Mas há uma diferença crucial entre o novo plano e Genebra I. A nova proposta contorna a grande divisão criada entre aliados e opositores do regime sírio, que discordam sobre qual será o papel de Assad num futuro Governo de transição. Em vez de o exigir como pré-requisito para outras negociações, Mistura quer avançar imediatamente para quatro "grupos de trabalho" independentes. 

Regime e Coligação Nacional da Síria podem começar já discussões sobre “segurança e protecção para todos; temas legais e políticos; assuntos militares, de segurança e antiterrorismo; prestação de serviços públicos, desenvolvimento e reconstrução.”

A intenção é avançar para assuntos concretos sem que seja necessário, como explicou Mistura no final de Julho, “esperar por um alinhamento mais propício das circunstâncias regionais e internacionais”. Na segunda-feira, os 15 países do Conselho de Segurança concordaram – pese a oposição da Venezuela à passagem sobre o executivo de transição, “ignorar o papel que o Governo da Síria deve desempenhar".  

O acordo nuclear iraniano abriu recentemente as portas a uma série de avanços diplomáticos não oficiais para o conflito sírio. Há informações de que tanto os Estados Unidos, um dos principais opositores de Assad, e Rússia e Irão, os maiores aliados do regime, podem estar dispostos a fazer concessões sobre o futuro do país. Uma nova ronda de negociações promovida pelas Nações Unidas pode acelerar novos consensos internacionais.

Insucessos passados
Mas o passado das negociações de paz para a Síria não é auspicioso. Nenhuma das iniciativas internacionais deu passos substantivos para terminar o conflito e só esporadicamente se negociaram curtas tréguas para o envio de apoio humanitário a algumas localidades. A guerra civil, que começou em 2011, já matou mais de 250 mil pessoas e fez mais de dez milhões de deslocados. 

Primeiro falharam as iniciativas da Liga Árabe, logo no final de 2011. Assad acabou afastado da organização no ano seguinte e, em 2013, o seu lugar foi dado à Coligação Nacional da Síria.

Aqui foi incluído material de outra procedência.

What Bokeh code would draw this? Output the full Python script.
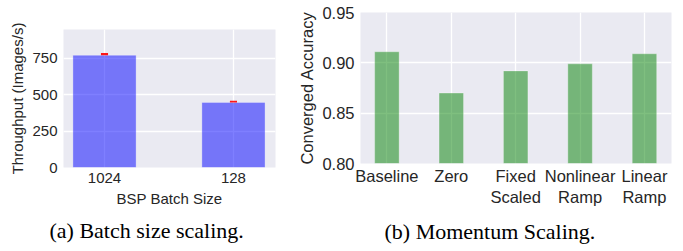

Seguiu-se um ano de inconsequentes conferências dos chamados “Amigos da Síria”, que não incluíram o regime de Assad nem russos, iranianos ou chineses.

Mais significativamente, porém, falharam as duas grandes iniciativas internacionais para a resolução do conflito. Os processos de Genebra I e II. Foram, respectivamente, o culminar dos projectos diplomáticos dos dois antecessores de Staffan de Mistura: o ex-secretário-geral das Nações Unidas Kofi Annan e o veterano diplomata argelino Lakhdar Brahimi.

Tiveram a virtude de reunir – ou tentar reunir – os grandes actores regionais e internacionais com interesses no conflito sírio. E, em Junho de 2012, o primeiro encontro de Genebra acabou mesmo com um acordo entre as principais forças internacionais.

Mas o cessar-fogo, primeiro ponto do acordo, nunca se concretizou. Rivais e opositores a Assad cedo se aperceberam que tinham interpretações diferentes sobre Genebra I. O Ocidente pensava que o plano exigia o fim da presidência de Assad, mas Rússia e China não. Um mês depois, Kofi Annan afastou-se do cargo de enviado das Nações Unidas para a Síria.

Genebra II foi um fiasco. Não se tinham ainda passado dois anos sobre os primeiros encontros e o conflito adquiria contornos cada vez mais trágicos. Se já antes Assad e os grupos rebeldes patrocinados pelo Ocidente pareciam não ter interesse em parar os combates, em Janeiro de 2014 a intransigência estava endurecida por meses de confrontos sangrentos.

“Enquanto os jornalistas assistiam do exterior, como eu, as negociações caíam na farsa. Nenhuma das facções falava com as outras e, por causa disso, todas as mensagens tinham de passar por Brahimi”, escreve Janine di Giovanni, jornalista especializada no Médio Oriente, num perfil de Mistura escrito para o Guardian

Aos falhanços do passado juntam-se desentendimentos recentes. De Mistura criticou abertamente o regime de Bashar al-Assad pelos bombardeamentos de domingo em Duma, onde morreram mais de cem civis atingidos repetidamente por aviões do Governo. Nesta terça-feira, o regime respondeu dizendo que Mistura está "longe da objectividade e dos factos".